Les détails : Berlin et Paris se répondent.
- Interrogé par Politico, Joël Barre, le « Monsieur nucléaire » français, explique que la France « veut une stratégie pour le nucléaire en Europe » et veut convaincre l’autre camp.
- « Je ne comprends pas la position de l’Allemagne parce que je ne crois pas du tout que d’ici le milieu du siècle, elle sera capable de mener une stratégie zéro carbone basée uniquement sur des sources renouvelables », a déclaré M. Barre.
- Dans l’autre camp, on estime que le nucléaire est une énergie qui coûte cher. Les nouveaux projets accumulent les retards tandis que le parc existant rencontre de nombreuses difficultés : cet hiver, la France a par exemple été contrainte de mettre hors service la moitié de ses réacteurs.
- « Les énergies renouvelables peuvent être mises en place beaucoup plus rapidement que les réacteurs. Le principal problème du nucléaire est qu’il est trop tard – nous n’avons ni le temps ni les ressources nécessaires », estime Paul Dorfman, spécialiste en énergie, rattaché à l’Université de Sussex. La neutralité carbone est en effet attendue pour 2050.
- Leon Cizelj, professeur d’ingénierie nucléaire à l’université de Ljubljana et président de l’European Nuclear Society, lui répond : « La longue expérience de 20 ans et très coûteuse des énergies renouvelables sans nucléaire en Allemagne n’a pas permis de réduire l’empreinte carbone de la production d’électricité. » Dans les chiffres globaux, l’Allemagne est parvenue à réduire son empreinte carbone, mais elle reste très pénalisée pour son recours accru au charbon. Si elle veut atteindre son objectif de 65% de réduction de CO2 d’ici à 2030, Berlin devra faire en 7 ans ce qu’elle a réalisé sur les 33 dernières années.
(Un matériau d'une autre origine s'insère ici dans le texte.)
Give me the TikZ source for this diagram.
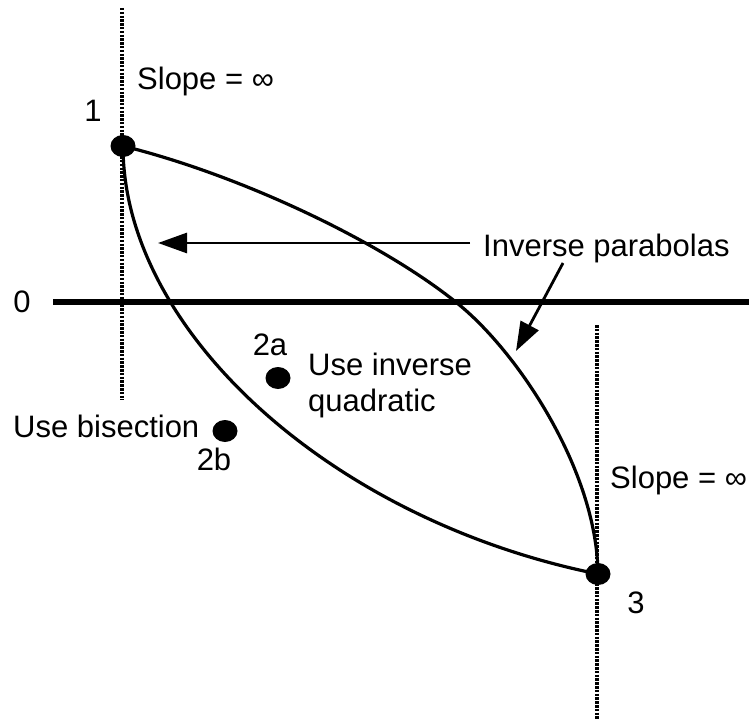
\documentclass[tikz,border=0pt]{standalone}
\usepackage{fontspec}
\setmainfont{Liberation Sans}
\usetikzlibrary{arrows.meta,shapes.geometric}
\begin{document}
\begin{tikzpicture}[x=1pt,y=-1pt,
  dot/.style={ellipse,fill=black,inner sep=0pt,minimum width=25pt,minimum height=22pt},
  lbl/.style={font=\fontsize{31}{36}\selectfont,inner sep=0pt},
  curve/.style={line width=3.2pt,line join=round},
  axisline/.style={line width=6pt},
  guide/.style={line width=3.2pt,dash pattern=on 2.5pt off 1.3pt},
  pointer/.style={line width=2.8pt,-{Triangle[length=29pt,width=20pt]}}]
\useasboundingbox (0,0) rectangle (749,719);
% guides and axis
\coordinate (g1t) at (122,8);
\coordinate (g1b) at (122,400);
\coordinate (g3t) at (597,325);
\coordinate (g3b) at (597,719);
\draw[guide] (g1t) -- (g1b);
\draw[guide] (g3t) -- (g3b);
\coordinate (axl) at (53,302);
\coordinate (axr) at (749,302);
\draw[axisline] (axl) -- (axr);
% points
\node[dot] (p1) at (123,146) {};
\node[dot] (p3) at (598,574) {};
\node[dot] (p2a) at (278,378) {};
\node[dot] (p2b) at (225,431) {};
% curves (inverse parabolas)
\coordinate (um) at (457,303);
\draw[curve] (p1.center) .. controls (240,175) and (380,241) .. (um)
  .. controls (517,351) and (597,470) .. (p3.center);
\draw[curve] (p1.center) .. controls (123,330) and (330,520) .. (p3.center);
% labels
\node[lbl,anchor=base west] (s1) at (137,90) {Slope = ∞};
\node[lbl,anchor=base west] (s3) at (610,488) {Slope = ∞};
\node[lbl,anchor=base] (l1) at (93,122) {1};
\node[lbl,anchor=base] (l0) at (22,312) {0};
\node[lbl,anchor=base] (l3) at (636,613) {3};
\node[lbl,anchor=base] (l2a) at (270,355) {2a};
\node[lbl,anchor=base] (l2b) at (214,470) {2b};
\node[lbl,anchor=base west] (ui1) at (308,375) {Use inverse};
\node[lbl,anchor=base west] (ui2) at (308,411) {quadratic};
\node[lbl,anchor=base west] (ub) at (13,437) {Use bisection};
\node[lbl,anchor=base west] (ip) at (483,257) {Inverse parabolas};
% pointers
\coordinate (a1s) at (470,243);
\coordinate (a1e) at (158,243);
\draw[pointer] (a1s) -- (a1e);
\coordinate (a2s) at (563,263);
\coordinate (a2e) at (516,351);
\draw[pointer] (a2s) -- (a2e);
\end{tikzpicture}
\end{document}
- Et Joël Barre de conclure : « Nous ne pouvons pas mener une politique énergétique forte et consolidée en Europe si elle n’est pas basée sur un mélange de sources d’énergie – d’une part les énergies renouvelables et d’autre part le nucléaire »
Les deux chemins
La réalité : les chemins opposés de la France et de l’Allemagne.
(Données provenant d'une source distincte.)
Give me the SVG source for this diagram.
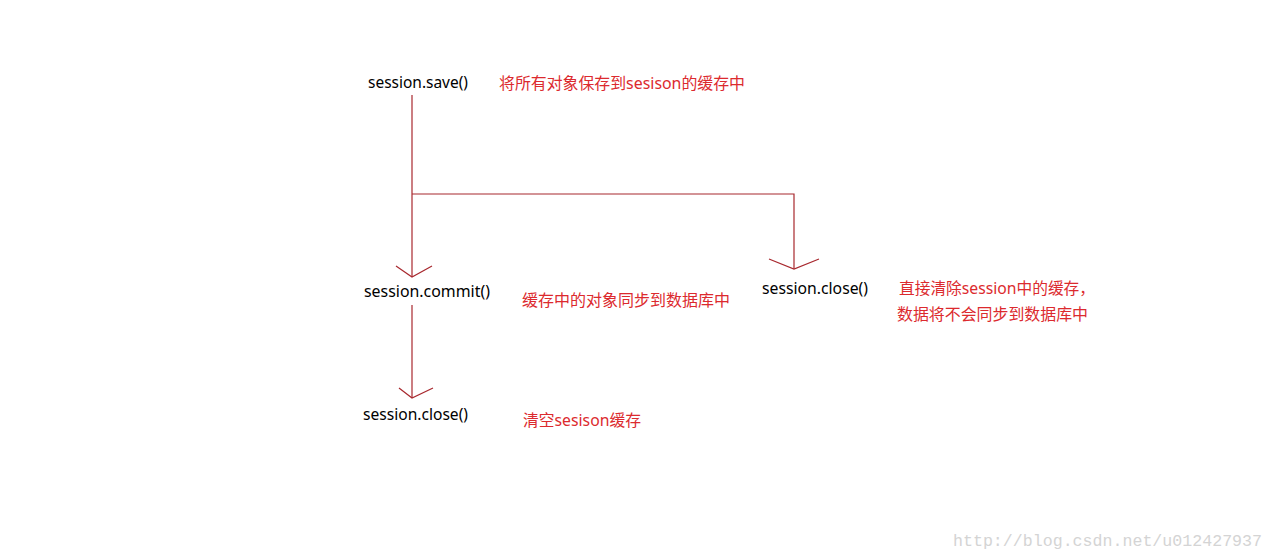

- Emmanuel Macron a indiqué l’année dernière l’intention de la France de construire 14 nouveaux réacteurs. Il est notamment question de six EPR 2 qui devraient être construits entre 2035 et 2042, pour combler en partie le parc vieillissant. Il est aussi question de réacteur SMR, même si là encore, la date reste très incertaine.
- Du côté allemand, ce samedi acte la fermeture des trois dernières centrales nucléaires : Isar 2 (Bavière), Neckarwestheim 2 (près de Stuttgart) et Emsland (Basse-Saxe). Une décision qui remonte à 2011, quand 8 des 17 réacteurs nucléaires en activité à l’époque ont été fermés dans le cadre du plan Energiewende, qui mettait l’accent sur les énergies renouvelables (solaire, éolienne, hydraulique), après Fukushima.
- Quoi qu’il en soit, l’Allemagne se prive ce samedi de 4 GW décarbonés, soit 28 TWh décarbonés par an. Ce qui veut dire que ses émissions de CO2 devraient, selon le mix énergétique actuel, augmenter de 14 à 28 millions de tonnes.